Seu título oficial é Diabo, mas ele tem vários nomes: Satanás, Lúcifer, Belial ou Belzebu. Nos primeiros séculos do cristianismo houve pouca necessidade de se fazer representações desse personagem na arte religiosa. Nessa fase inicial, os cristãos consideravam os deuses pagãos, a exemplo do grego Pã, como demônios. Doenças, desastres naturais, guerras e tudo o que de ruim existisse era culpa deles.
Foram necessárias algumas centenas de anos até que Satanás surgisse na arte ocidental. Essas primeiras representações tinham muitas semelhanças com os deuses pagãos, a exemplo das pernas de cabra de Pã e os pelos faciais de Bes, uma divindade egípcia.
Diabo humano
Edin Sued Abumanssur, professor de Teologia e Ciências da Religião da Pontifícia Universidade Católica de São Paulo (PUC-SP), em entrevista à BBC, destaca que até o século XI, a figura do Diabo era quase sempre representada com características humanas.
(Fonte: Mystic Post/ Reprodução)
Segundo o professor, ao longo dos séculos, é evidente existir uma relação entre questões sociais, interesses diversos, política e a maneira como Satanás é representado.
Para os primeiros autores cristãos, como Santo Agostinho, o Diabo era apenas um anjo caído. Ou seja, era um ser ruim apenas por ter se revoltado contra seu criador. No entanto, sua substância angelical foi mantida. Além disso, não era uma criatura física.
Todavia, se desejasse assumir forma física, ele poderia escolher a aparência menos maléfica possível, como a de uma criança, alguma forma sagrada ou uma mulher, de modo a melhor conseguir enganar suas vítimas. No entanto, na Idade Média, muitos artistas passaram considerar que as representações de Satanás deveriam ser mais aterrorizantes.
Diabo medieval
Foi na Idade das Trevas que as características mais famosas e reconhecíveis do Diabo surgiram. Também foi nesse período que a mudança mais drástica desse personagem bíblico aconteceu.

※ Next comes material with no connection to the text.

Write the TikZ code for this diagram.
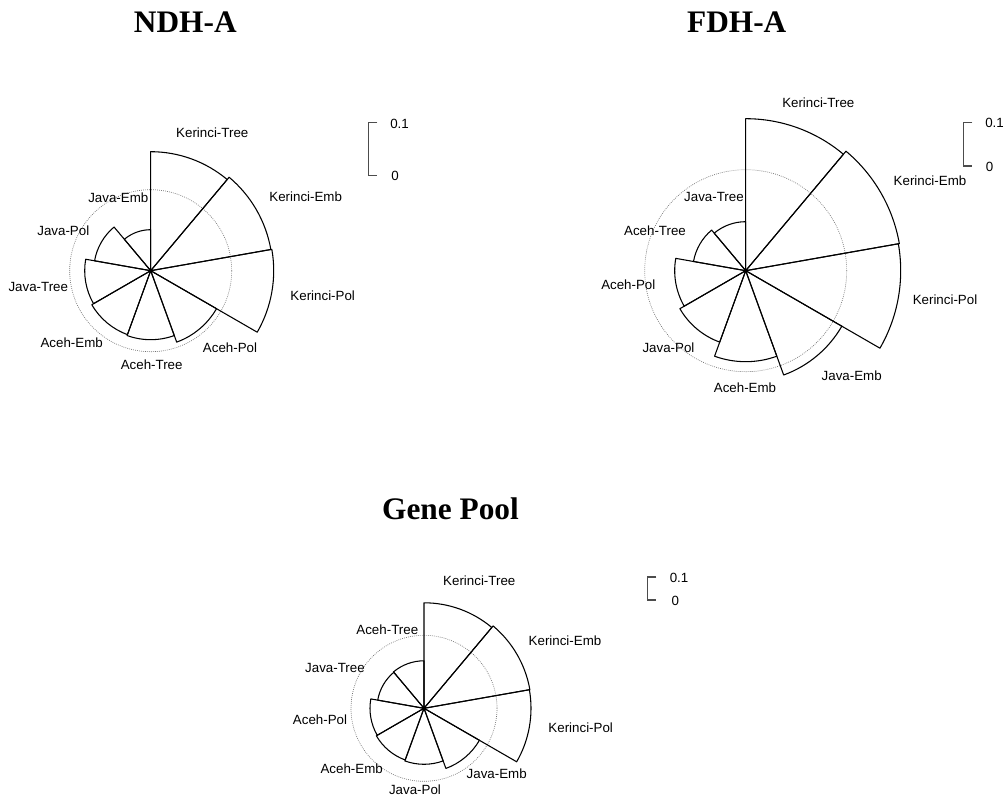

(Fonte: Threat Post/ Reprodução
Vale lembrar que estamos falando sobre uma época da humanidade caracterizada por imensas dificuldades, cenário que piorou com o surgimento da Peste Negra, que ceifou a vida de milhões de pessoas na Europa do século XIV.
E, claro, com a Igreja sendo incapaz de proteger seus fiéis da doença, as representações artísticas de Satanás se voltaram para os horrores infernais, refletindo o clima sobre o que estava acontecendo e lembrando aos crentes da época a importância de não pecar.
Novamente, a arte nos permite fazer comparações entre os Diabos de épocas diferentes. Por exemplo, na Basílica de Sant'Apollinare Nuovo em Ravenna, Itália, há um mosaico do século VI que mostra o Juízo Final. Ali, a figura de Satanás é representada como um anjo azul etéreo. Obviamente, essa imagem até sensível e bonita do Diabo foi deixada de lado nos séculos posteriores.
O Anjo Caído. (Fonte: National Debat/ Reprodução)
Ainda no início da Idade da Média, Satanás tinha uma aparência e um papel mais parecido ao descrito no Antigo Testamento, isto é, um adversário de Deus, mas não um inimigo em constante atividade.
Mas, como observamos, as desgraças, guerras e a peste da Idade Média fizeram Satanás evoluir durante esse período para uma entidade cujo foco principal era atormentar a maior quantidade de almas humanas possível. E claro que não dá para fazer isso com uma cara boazinha.
Um Diabo político
No decorrer dos séculos, associar o Diabo a qualquer coisa, pessoa ou grupo considerado inimigo do cristianismo, seja dentro ou fora da Igreja, se tornou uma tradição persistente.
Com a Reforma Protestante no século XVI, católicos e protestantes começaram a se acusar mutuamente de serem seguidores do Diabo. Nessa época, era comum o uso de imagens grotescas e lúdicas para mostrar o quanto o outro lado estava ligado ao demônio.
(Fonte: National Debat/ Reprodução)
Atualmente, Satanás é sofisticado e, por vezes, tem até a função de entreter a plateia ocupando o centro do palco. Mais uma vez, sem abandonar a tradição de ser relacionado aos inimigos dessa ou daquela crença. Em alguns casos até surge como tendo preferência por certas ideologias políticas.
A representação de Lúcifer na série da Netflix (Fonte: Netflix/Reprodução)
Talvez, no final das contas, mais que uma criatura ou símbolo do mal, Satanás seja a maior e mais eficiente ferramenta de marketing já descoberta, afinal, não importa a época, sempre é possível usá-lo para algum fim.